Managing S.A.
There are 2 ways of managing a public limited company (société anonyme, SA):
- Either the traditional management system with a board of directors;
- Or
the dual management system consisting in:
- A management board in charge of the management of the company;
- And a supervisory board in charge of permanently monitoring the management board’s work.
The company can change from one system to the other during the course of its life by amending the articles of association.
The board of directors or the management board, depending on the model selected, is the executive organ of the company carrying out the management and administration duties.
Overseeing a public limited company (SA)
A public limited company (société anonyme – SA) must be supervised by one or more internal auditors (commissaire), who can be partners or not. Big size companies are subject to the statutory audit of accounts by one or more approved statutory auditor.
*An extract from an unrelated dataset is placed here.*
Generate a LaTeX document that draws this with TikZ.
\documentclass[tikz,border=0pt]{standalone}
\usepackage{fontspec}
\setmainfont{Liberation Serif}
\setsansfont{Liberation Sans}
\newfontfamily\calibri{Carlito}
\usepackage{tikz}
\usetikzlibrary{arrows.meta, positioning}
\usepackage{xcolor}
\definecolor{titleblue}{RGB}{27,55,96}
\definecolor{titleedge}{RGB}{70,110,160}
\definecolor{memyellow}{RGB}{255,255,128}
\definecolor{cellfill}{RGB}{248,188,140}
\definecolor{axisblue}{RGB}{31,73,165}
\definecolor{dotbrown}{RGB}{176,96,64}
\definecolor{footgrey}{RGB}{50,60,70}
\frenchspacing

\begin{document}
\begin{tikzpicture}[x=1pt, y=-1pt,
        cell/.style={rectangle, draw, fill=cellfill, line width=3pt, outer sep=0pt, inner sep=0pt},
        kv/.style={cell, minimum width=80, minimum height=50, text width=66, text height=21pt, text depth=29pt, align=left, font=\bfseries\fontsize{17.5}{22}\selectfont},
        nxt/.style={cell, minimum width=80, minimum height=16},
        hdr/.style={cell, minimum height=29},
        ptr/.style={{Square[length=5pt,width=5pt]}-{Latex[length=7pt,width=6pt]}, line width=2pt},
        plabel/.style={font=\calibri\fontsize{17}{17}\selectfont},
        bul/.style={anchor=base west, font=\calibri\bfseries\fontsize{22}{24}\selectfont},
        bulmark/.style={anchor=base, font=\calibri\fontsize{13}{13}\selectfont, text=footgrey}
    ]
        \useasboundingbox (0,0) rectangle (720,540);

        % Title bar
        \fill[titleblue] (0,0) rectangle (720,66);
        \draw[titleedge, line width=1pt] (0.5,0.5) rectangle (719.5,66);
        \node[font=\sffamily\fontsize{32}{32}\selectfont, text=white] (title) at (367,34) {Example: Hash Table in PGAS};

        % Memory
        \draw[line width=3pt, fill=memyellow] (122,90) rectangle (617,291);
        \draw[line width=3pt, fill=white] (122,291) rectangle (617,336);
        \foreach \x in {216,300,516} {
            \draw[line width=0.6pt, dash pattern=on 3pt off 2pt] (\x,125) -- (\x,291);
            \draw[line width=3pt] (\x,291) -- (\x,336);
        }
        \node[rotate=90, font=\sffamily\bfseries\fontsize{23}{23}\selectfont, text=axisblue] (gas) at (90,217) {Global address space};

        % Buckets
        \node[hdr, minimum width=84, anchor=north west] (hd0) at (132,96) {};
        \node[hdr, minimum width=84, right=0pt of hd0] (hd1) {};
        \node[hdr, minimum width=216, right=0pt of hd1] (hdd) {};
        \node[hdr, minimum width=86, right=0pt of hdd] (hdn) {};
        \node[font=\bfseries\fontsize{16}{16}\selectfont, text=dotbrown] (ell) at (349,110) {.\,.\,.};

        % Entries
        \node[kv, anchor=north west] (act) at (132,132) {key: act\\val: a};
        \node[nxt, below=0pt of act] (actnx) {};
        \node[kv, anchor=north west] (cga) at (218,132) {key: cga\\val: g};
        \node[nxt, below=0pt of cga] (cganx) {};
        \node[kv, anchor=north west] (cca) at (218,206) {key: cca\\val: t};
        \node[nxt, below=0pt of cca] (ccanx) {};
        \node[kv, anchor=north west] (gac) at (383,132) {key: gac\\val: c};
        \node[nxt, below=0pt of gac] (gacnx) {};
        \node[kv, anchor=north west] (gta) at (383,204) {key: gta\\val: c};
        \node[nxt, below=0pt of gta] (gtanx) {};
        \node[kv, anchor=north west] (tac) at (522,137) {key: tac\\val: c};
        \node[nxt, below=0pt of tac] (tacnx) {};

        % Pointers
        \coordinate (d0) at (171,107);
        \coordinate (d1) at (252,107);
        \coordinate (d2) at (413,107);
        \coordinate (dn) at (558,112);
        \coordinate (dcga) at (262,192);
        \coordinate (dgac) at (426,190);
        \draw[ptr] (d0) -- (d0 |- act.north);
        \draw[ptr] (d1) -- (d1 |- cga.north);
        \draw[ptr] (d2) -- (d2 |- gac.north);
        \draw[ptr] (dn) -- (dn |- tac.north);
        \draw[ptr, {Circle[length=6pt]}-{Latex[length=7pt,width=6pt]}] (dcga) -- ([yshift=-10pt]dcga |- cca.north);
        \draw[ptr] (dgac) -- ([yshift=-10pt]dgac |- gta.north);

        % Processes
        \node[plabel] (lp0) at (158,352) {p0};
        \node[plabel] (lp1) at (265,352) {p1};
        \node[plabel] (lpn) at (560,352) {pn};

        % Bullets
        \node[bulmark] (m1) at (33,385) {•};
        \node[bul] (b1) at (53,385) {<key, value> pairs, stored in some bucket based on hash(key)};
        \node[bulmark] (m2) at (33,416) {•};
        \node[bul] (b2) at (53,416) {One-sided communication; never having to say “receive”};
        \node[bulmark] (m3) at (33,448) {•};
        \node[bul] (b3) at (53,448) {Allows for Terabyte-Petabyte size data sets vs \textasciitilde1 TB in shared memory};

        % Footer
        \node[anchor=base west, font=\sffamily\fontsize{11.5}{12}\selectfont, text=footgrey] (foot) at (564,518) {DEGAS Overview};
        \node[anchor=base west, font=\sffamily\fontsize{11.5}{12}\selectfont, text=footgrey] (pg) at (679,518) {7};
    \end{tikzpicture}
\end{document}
The approved auditors (internal or external) must verify that the annual accounts present a true and fair view of the company’s financial situation. They must furthermore monitor the company’s operations.
Who is concerned
Public limited companies who do not exceed 2 of the 3 following limits on the balance sheet date can have their accounts audited by an internal auditor (commissaire):
- Balance sheet total: EUR 4.4 million;
- Net turnover: EUR 8.8 million;
- Average number of full time staff during the financial year: 50.
Companies that exceed 2 of these limits must have their accounts audited by an approved statutory auditor.
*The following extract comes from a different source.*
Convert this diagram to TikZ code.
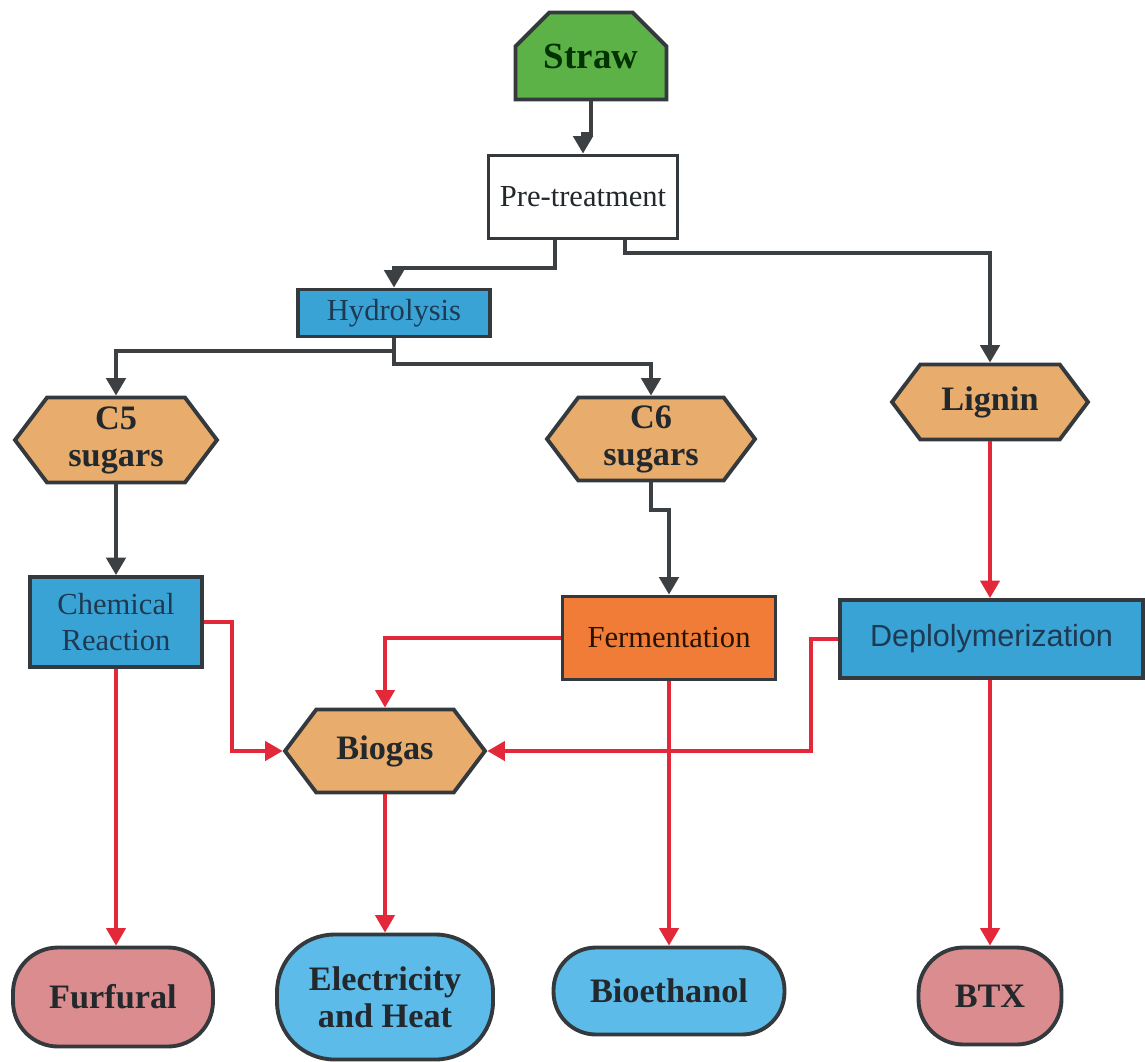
\documentclass[tikz,border=0pt]{standalone}
\usepackage{fontspec}
\setmainfont{Liberation Serif}
\newfontfamily\arialfont{Liberation Sans}
\usepackage{tikz}
\usepackage{xcolor}
\usetikzlibrary{shapes.geometric, shapes.misc, shapes.symbols, arrows.meta, positioning, calc}

\definecolor{strawgreen}{HTML}{5DB247}
\definecolor{edgegray}{HTML}{33393D}
\definecolor{procblue}{HTML}{3AA3D6}
\definecolor{sugartan}{HTML}{E8AC6C}
\definecolor{fermorange}{HTML}{F07C38}
\definecolor{prodpink}{HTML}{DA8C8E}
\definecolor{prodblue}{HTML}{5CBBE8}
\definecolor{navytext}{HTML}{1D3A52}
\definecolor{darktext}{HTML}{22282B}
\definecolor{linegray}{HTML}{3C4043}
\definecolor{linered}{HTML}{E3283A}

\begin{document}
\begin{tikzpicture}[x=0.02cm, y=-0.02cm,
  box/.style={draw=edgegray, line width=2.2pt, align=center, inner sep=2pt, text=darktext},
  process/.style={box, rectangle, fill=procblue, text=navytext, font=\fontsize{17.4}{20}\selectfont},
  sugar/.style={box, signal, signal to=west and east, signal pointer angle=106, fill=sugartan, font=\fontsize{19.5}{21}\selectfont\bfseries},
  product/.style={box, rectangle, font=\fontsize{19.5}{21}\selectfont\bfseries},
  darkarrow/.style={draw=linegray, line width=2.3pt, -{Triangle[length=10pt,width=11pt]}},
  redarrow/.style={draw=linered, line width=2pt, -{Triangle[length=10pt,width=11pt]}},
]
\useasboundingbox (0,0) rectangle (1145,1061);

% feedstock and pre-treatment
\node[box, chamfered rectangle, chamfered rectangle corners={north west, north east},
      chamfered rectangle sep=0.36cm, fill=strawgreen, text=black!80!green,
      minimum width=3.02cm, minimum height=1.74cm,
      font=\fontsize{21}{24}\selectfont\bfseries] (straw) at (591,56) {Straw};
\node[box, rectangle, fill=white, minimum width=3.78cm, minimum height=1.66cm,
      font=\fontsize{17.4}{20}\selectfont] (pre) at (583,197) {Pre-treatment};
\node[process, minimum width=3.84cm, minimum height=0.94cm] (hyd) at (394,313) {Hydrolysis};

% fractions
\node[sugar, minimum width=4.04cm, minimum height=1.7cm] (c5) at (116,440) {C5\\sugars};
\node[sugar, minimum width=4.16cm, minimum height=1.66cm] (c6) at (651,439) {C6\\sugars};
\node[sugar, minimum width=3.92cm, minimum height=1.5cm] (lignin) at (990,402) {Lignin};

% conversion steps
\node[process, minimum width=3.44cm, minimum height=1.8cm] (chem) at (116,622) {Chemical\\Reaction};
\node[process, fill=fermorange, text=black!85!orange, minimum width=4.26cm, minimum height=1.66cm] (ferm) at (669,638) {Fermentation};
\node[process, font=\arialfont\fontsize{17.4}{20}\selectfont, minimum width=6.06cm, minimum height=1.56cm] (depol) at (991.5,639) {Deplolymerization};
\node[sugar, minimum width=4cm, minimum height=1.66cm] (biogas) at (385,751) {Biogas};

% end products
\node[product, fill=prodpink, rounded corners=0.9cm, minimum width=4cm, minimum height=1.98cm] (furf) at (113,997) {Furfural};
\node[product, fill=prodblue, rounded corners=1.15cm, minimum width=4.32cm, minimum height=2.5cm] (elec) at (385,997) {Electricity\\and Heat};
\node[product, fill=prodblue, rounded corners=0.85cm, minimum width=4.62cm, minimum height=1.74cm] (bioeth) at (669,991) {Bioethanol};
\node[product, fill=prodpink, rounded corners=0.9cm, minimum width=2.86cm, minimum height=1.94cm] (btx) at (990,996) {BTX};

% dark connectors
\draw[darkarrow] (straw.south) -- ++(0,33) -| (pre.north);
\draw[darkarrow] ([xshift=-0.56cm]pre.south) -- ++(0,28) -| (hyd.north);
\draw[darkarrow] ([xshift=0.84cm]pre.south) -- ++(0,13) -| (lignin.north);
\draw[darkarrow] (hyd.south) -- ++(0,13) -| (c5.north);
\draw[darkarrow] (hyd.south) -- ++(0,26) -| (c6.north);
\draw[darkarrow] (c5.south) -- (chem.north);
\draw[darkarrow] (c6.south) -- ++(0,28) -| (ferm.north);

% red connectors
\draw[redarrow] (lignin.south) -- (lignin.south |- depol.north);
\draw[redarrow] (chem.east) -- ++(28,0) |- (biogas.west);
\draw[redarrow] (ferm.west) -| (biogas.north);
\draw[redarrow] (depol.west) -- ++(-27,0) |- (biogas.east);
\draw[redarrow] (chem.south) -- (chem.south |- furf.north);
\draw[redarrow] (biogas.south) -- (elec.north);
\draw[redarrow] (ferm.south) -- (bioeth.north);
\draw[redarrow] (btx.north |- depol.south) -- (btx.north);
\end{tikzpicture}
\end{document}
The crossing of these limits must:
- Be of a certain stability;
- Continue for 2 consecutive financial years.
Managing S.A.R.L.
A limited liability company ( société à responsabilité limitée – SARL) is administered by one or more business managers (partners or otherwise), which may form a management board.
The law does not stipulate conditions for qualification (except for certain professions, e.g. A limited liability company of chartered accountants or lawyers), nationality or other, to become a manager or member of the management board of an SARL. Legal persons can also become members of the board.
Overseeing a limited liability company (SARL)
Setting up a supervisory board is compulsory for a limited liability company (société à responsabilité limitée – SARL) with more than 60 partners.
The internal or statutory auditors must verify that the annual accounts present a true and fair view of the company’s financial situation. Internal auditors must furthermore monitor the company’s operations.
Who is concerned
Sarls with more than 60 partners who do not exceed 2 of the following 3 limits can have their accounts audited by an internal auditor only (commissaire):
- Balance sheet total: EUR 4.4 million;
- Net turnover: EUR 8.8 million;
- Average number of full time staff during the financial year: 50.
Companies that exceed 2 of these limits must have their accounts audited by a statutory auditor.
The crossing of these limits must:
- Be of a certain stability;
- Continue for 2 consecutive financial years.